• Get involved.
    We want your input!
    Apply for Membership and join the conversations about everything related to broadcasting.

    After we receive your registration, a moderator will review it. After your registration is approved, you will be permitted to post.
    If you use a disposable or false email address, your registration will be rejected.

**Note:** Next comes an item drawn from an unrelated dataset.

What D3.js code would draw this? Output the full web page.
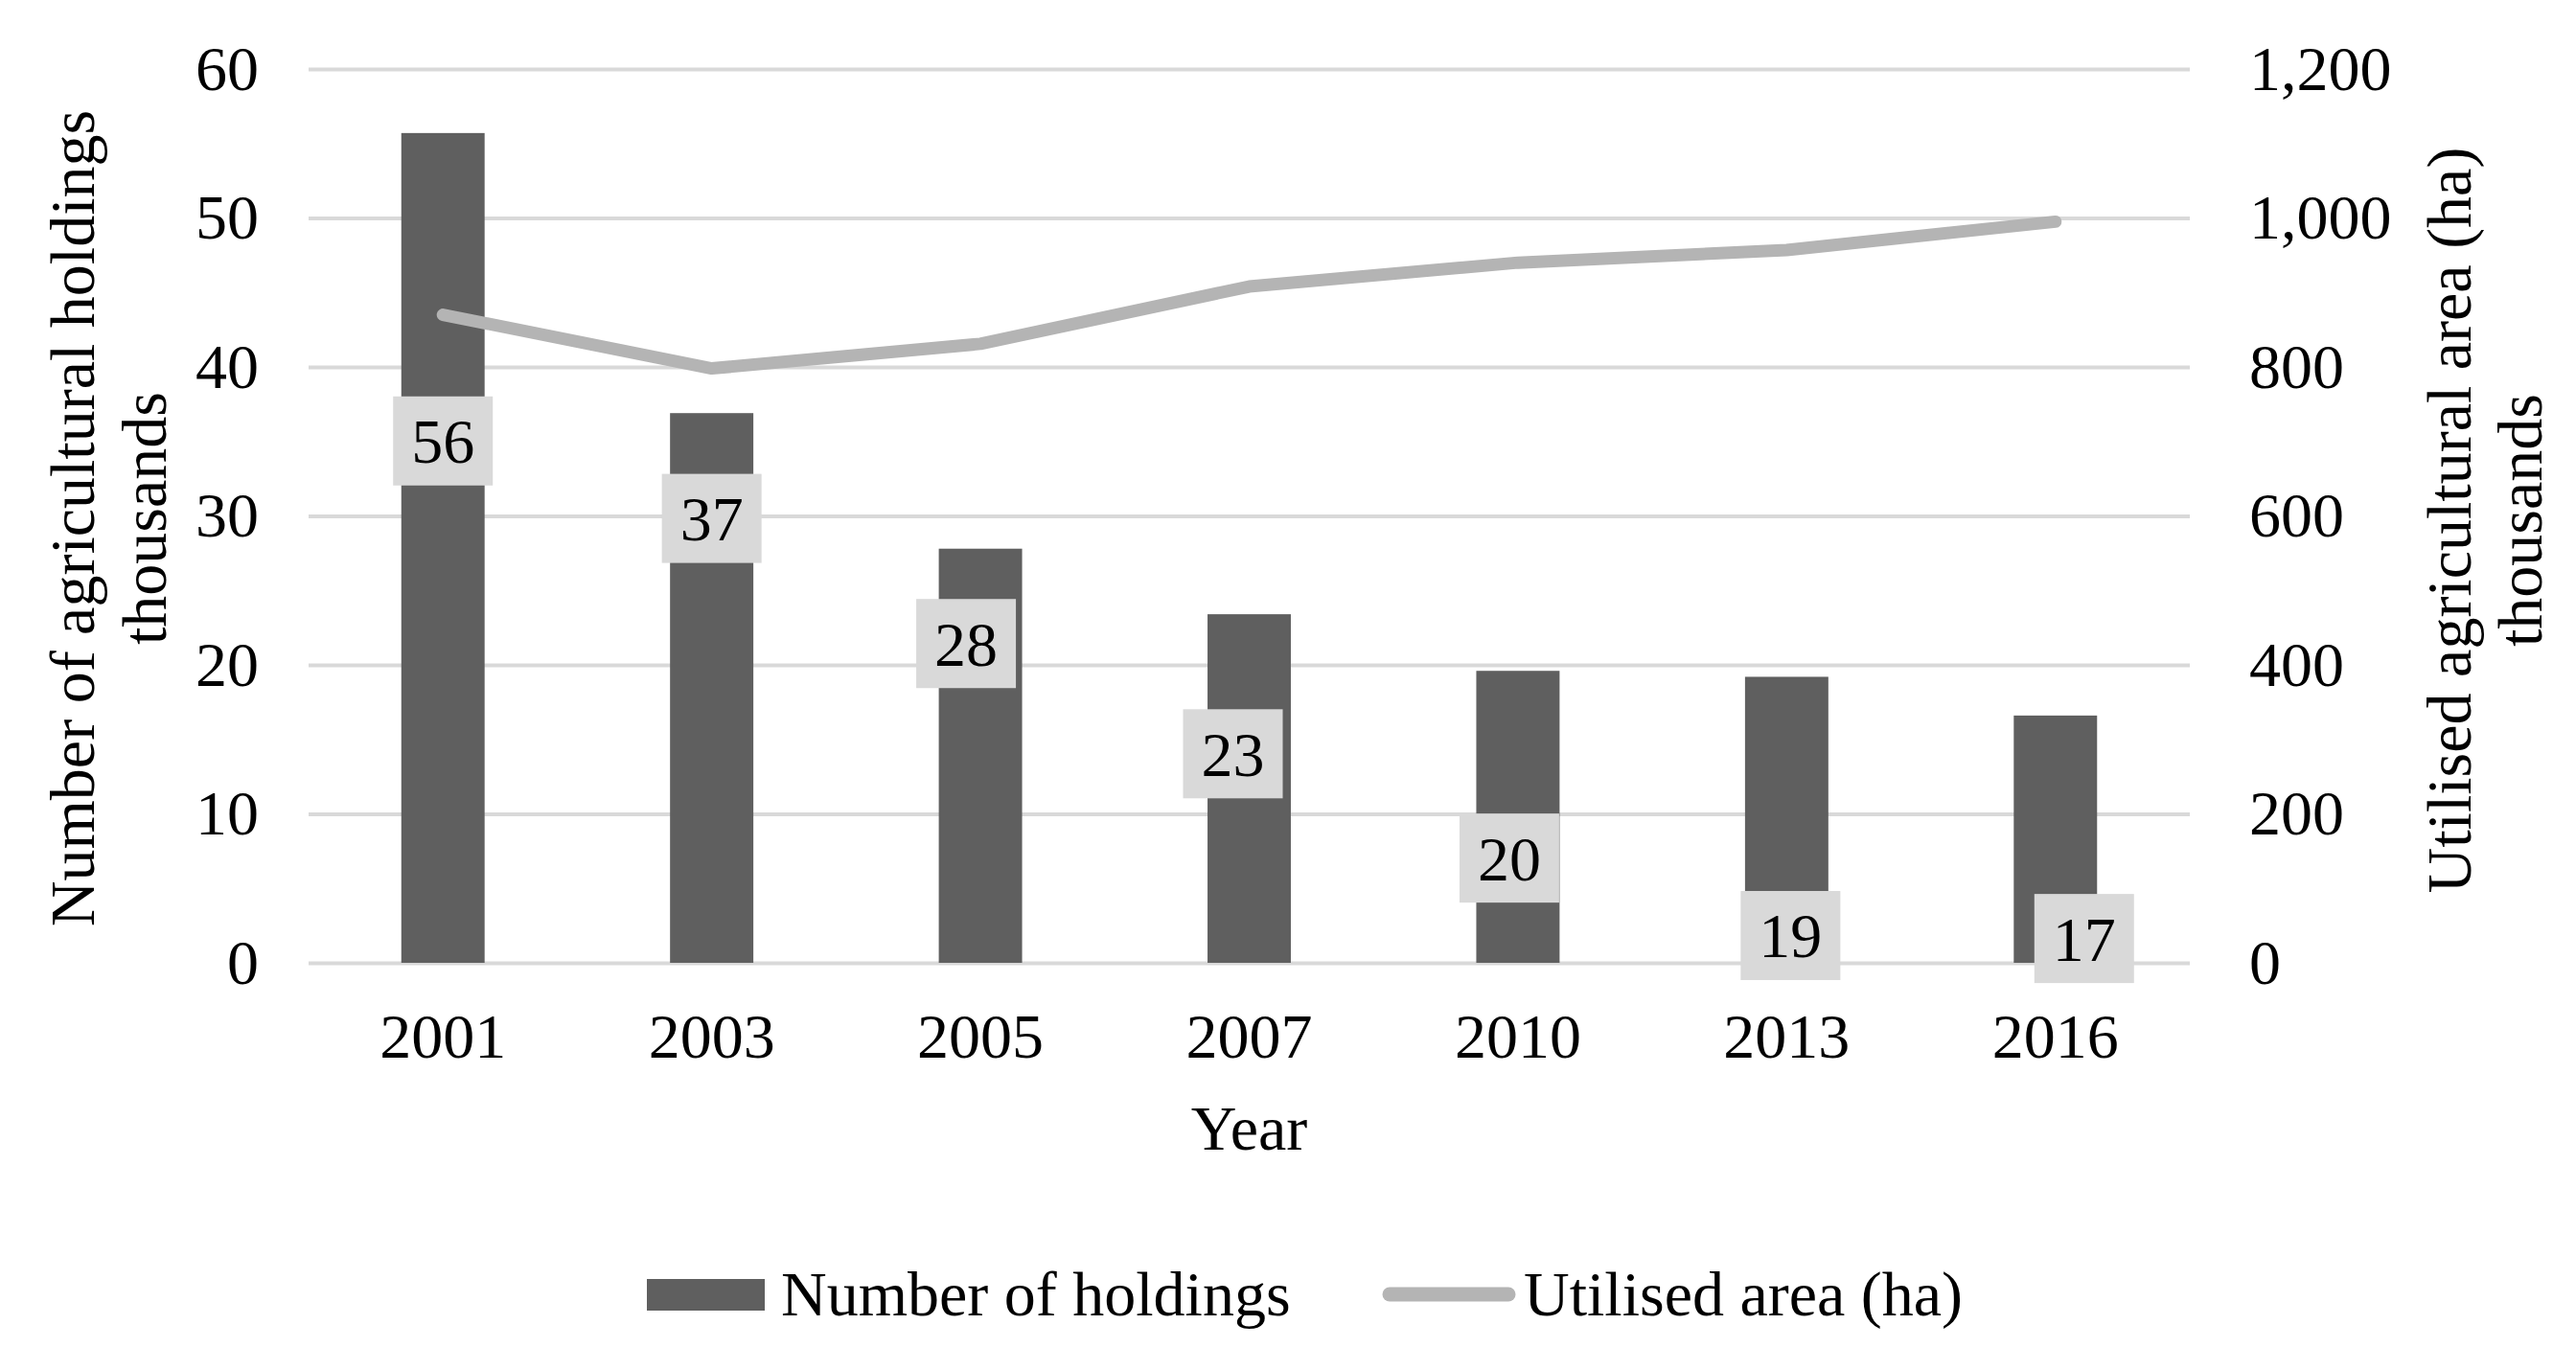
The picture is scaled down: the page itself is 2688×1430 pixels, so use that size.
<!DOCTYPE html>
<html>
<head>
<meta charset="utf-8">
<script src="https://cdn.jsdelivr.net/npm/d3@7"></script>
<style>
  body { margin: 0; background: #fff; }
  text { font-family: "Liberation Serif", "Times New Roman", serif; fill: #000; }
</style>
</head>
<body>
<div id="chart"></div>
<script>
// data
var years = ["2001", "2003", "2005", "2007", "2010", "2013", "2016"];
var holdings = [55.7, 36.9, 27.8, 23.4, 19.6, 19.2, 16.6];      // thousands
var holdingLabels = ["56", "37", "28", "23", "20", "19", "17"];
var area = [870, 798, 831, 908, 940, 957, 995];                  // thousand ha
var leftTicks = [0, 10, 20, 30, 40, 50, 60];
var rightTicks = [0, 200, 400, 600, 800, 1000, 1200];

// where the (hand-moved) data labels sit, in left-axis units / px nudges
var labelAt = [35.0, 29.8, 21.4, 14.0, 7.0, 1.8, 1.6];
var labelNudge = [0, 0, -15, -17, -9, 4, 30];

var W = 2688, H = 1430;
var margin = {top: 72, right: 403, bottom: 425, left: 322};
var width = W - margin.left - margin.right,
    height = H - margin.top - margin.bottom;

var svg = d3.select("#chart").append("svg")
    .attr("width", W)
    .attr("height", H)
  .append("g")
    .attr("transform", "translate(" + margin.left + "," + margin.top + ")");

var x = d3.scaleBand().domain(years).range([0, width])
    .paddingInner(0.69).paddingOuter(0.345);
var yL = d3.scaleLinear().domain([0, 60]).range([height, 0]);
var yR = d3.scaleLinear().domain([0, 1200]).range([height, 0]);

// gridlines
svg.append("g")
    .attr("class", "grid")
    .call(d3.axisLeft(yL).tickValues(leftTicks).tickSize(-width).tickFormat(""))
    .call(function(g) { g.select(".domain").remove(); })
    .selectAll("line")
    .attr("stroke", "#d9d9d9")
    .attr("stroke-width", 4);

// left axis labels
var la = svg.append("g")
    .call(d3.axisLeft(yL).tickValues(leftTicks).tickSize(0).tickPadding(52));
la.select(".domain").remove();
la.selectAll("text").style("font-size", "66px").attr("fill", "#000");

// right axis labels
var ra = svg.append("g")
    .attr("transform", "translate(" + width + ",0)")
    .call(d3.axisRight(yR).tickValues(rightTicks).tickSize(0).tickPadding(62)
      .tickFormat(d3.format(",")));
ra.select(".domain").remove();
ra.selectAll("text").style("font-size", "66px").attr("fill", "#000");

// bottom axis labels
var ba = svg.append("g")
    .attr("transform", "translate(0," + height + ")")
    .call(d3.axisBottom(x).tickSize(0).tickPadding(52));
ba.select(".domain").remove();
ba.selectAll("text").style("font-size", "66px").attr("fill", "#000");

// bars
svg.selectAll("rect.bar")
    .data(holdings)
  .enter().append("rect")
    .attr("class", "bar")
    .attr("x", function(d, i) { return x(years[i]); })
    .attr("width", x.bandwidth())
    .attr("y", function(d) { return yL(d); })
    .attr("height", function(d) { return height - yL(d); })
    .attr("fill", "#5f5f5f");

// line
var line = d3.line()
    .x(function(d, i) { return x(years[i]) + x.bandwidth() / 2; })
    .y(function(d) { return yR(d); });

svg.append("path")
    .datum(area)
    .attr("d", line)
    .attr("fill", "none")
    .attr("stroke", "#b4b4b4")
    .attr("stroke-width", 13)
    .attr("stroke-linejoin", "round")
    .attr("stroke-linecap", "round");

// data labels in grey boxes
var lab = svg.selectAll("g.lab")
    .data(holdingLabels)
  .enter().append("g")
    .attr("class", "lab")
    .attr("transform", function(d, i) {
      return "translate(" + (x(years[i]) + x.bandwidth() / 2 + labelNudge[i]) + "," + yL(labelAt[i]) + ")";
    });

lab.append("rect")
    .attr("x", -52).attr("y", -47)
    .attr("width", 104).attr("height", 93)
    .attr("fill", "#d9d9d9");

lab.append("text")
    .attr("text-anchor", "middle")
    .attr("dy", "0.34em")
    .style("font-size", "66px")
    .text(function(d) { return d; });

// axis titles
svg.append("text")
    .attr("x", width / 2)
    .attr("y", 1200 - margin.top)
    .attr("text-anchor", "middle")
    .style("font-size", "66px")
    .text("Year");

var lt = svg.append("text")
    .attr("transform", "translate(" + (98 - margin.left) + "," + (541 - margin.top) + ") rotate(-90)")
    .attr("text-anchor", "middle")
    .style("font-size", "66px");
lt.append("tspan").attr("x", 0).attr("y", 0).text("Number of agricultural holdings");
lt.append("tspan").attr("x", 0).attr("y", 75).text("thousands");

var rt = svg.append("text")
    .attr("transform", "translate(" + (2578 - margin.left) + "," + (543 - margin.top) + ") rotate(-90)")
    .attr("text-anchor", "middle")
    .style("font-size", "66px");
rt.append("tspan").attr("x", 0).attr("y", 0).text("Utilised agricultural area (ha)");
rt.append("tspan").attr("x", 0).attr("y", 74).text("thousands");

// legend
var legend = d3.select("svg").append("g").attr("class", "legend");

legend.append("rect")
    .attr("x", 675).attr("y", 1335)
    .attr("width", 123).attr("height", 33)
    .attr("fill", "#5f5f5f");
legend.append("text")
    .attr("x", 815).attr("y", 1373)
    .style("font-size", "66px")
    .text("Number of holdings");

legend.append("line")
    .attr("x1", 1450).attr("x2", 1574)
    .attr("y1", 1351).attr("y2", 1351)
    .attr("stroke", "#b4b4b4")
    .attr("stroke-width", 15)
    .attr("stroke-linecap", "round");
legend.append("text")
    .attr("x", 1590).attr("y", 1373)
    .style("font-size", "66px")
    .text("Utilised area (ha)");
</script>
</body>
</html>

    After your membership is approved, please take a minute to tell us a little bit about yourself.
    https://www.radiodiscussions.com/forums/introduce-yourself.1088/

    Thanks in advance and have fun!
    RadioDiscussions Administrators

People are so negative about HD Radio

BRNout said:
OK, it ruins my ability to listen to nice clean AM signals and has removed my prior option to listen to adjacent market ("distant") adjacent-frequency signals on FM. In that way it has limited reception from my location and thus harmed me by removing some stations that I used to enjoy. The FM subchannels that I can receive on my portable Inspiron HD Radio - if I stand still so that I don't lose digital lock - are not a sufficient substitute to replace the stations that I have lost the ability to listen to on AM and FM.

That's how it's adversely affected me. And, this is a 'discussion' board - all we're doing is putting it to use.

Ya know.. I think most of us understand the issues by now. AM HD bad; but I would argue that DXer's don't really have a say because they're out of market and don't support the local stations nor advertisers. Not too mention they make up probably 1-100th% of the total radio listening. Sorry your hobby has been derailed, but radio is a business and has to be operated as such.

Discussion board, I agree completely. Repetitive mantra, not sure if that's required since you and others have made the same points numerous times.
 
Savage said:
And the cavalier attitude about legitimate issues expressed by Howard, an admitted member of the increasingly lonely and strident pro-HD faction, does nothing but bolster the arguments of the anti crowd. Howard displays a gentler yet unmistakably similar modus operandi typically employed by HD fans - namely, ridiculing critics.

Hey, keep up the ad hominem arguments, instead of showing how HD critics are wrong. Now THAT'S the way to win converts for a highly controversial, highly irrelevant technical "innovation."

KB's opinions are no more "prejudice" than are mine or Howard's. Opinions are opinions. That's what this board is for.

First of all Bob, I take offence to people who label other people strictly because you don't agree with them not agreeing with you. Examples like: 'You must be a Liberal if you don't claim to be a conservative', (or agree with me). 'You may be a thief if you have black skin'. Or, in this case, you must be pro-HD Radio if you don't join in with the 'HD Radio Bad' voices. Sort of like the moronic diatribe "You're either with us, or your with the terrorists". Well I don't play that game.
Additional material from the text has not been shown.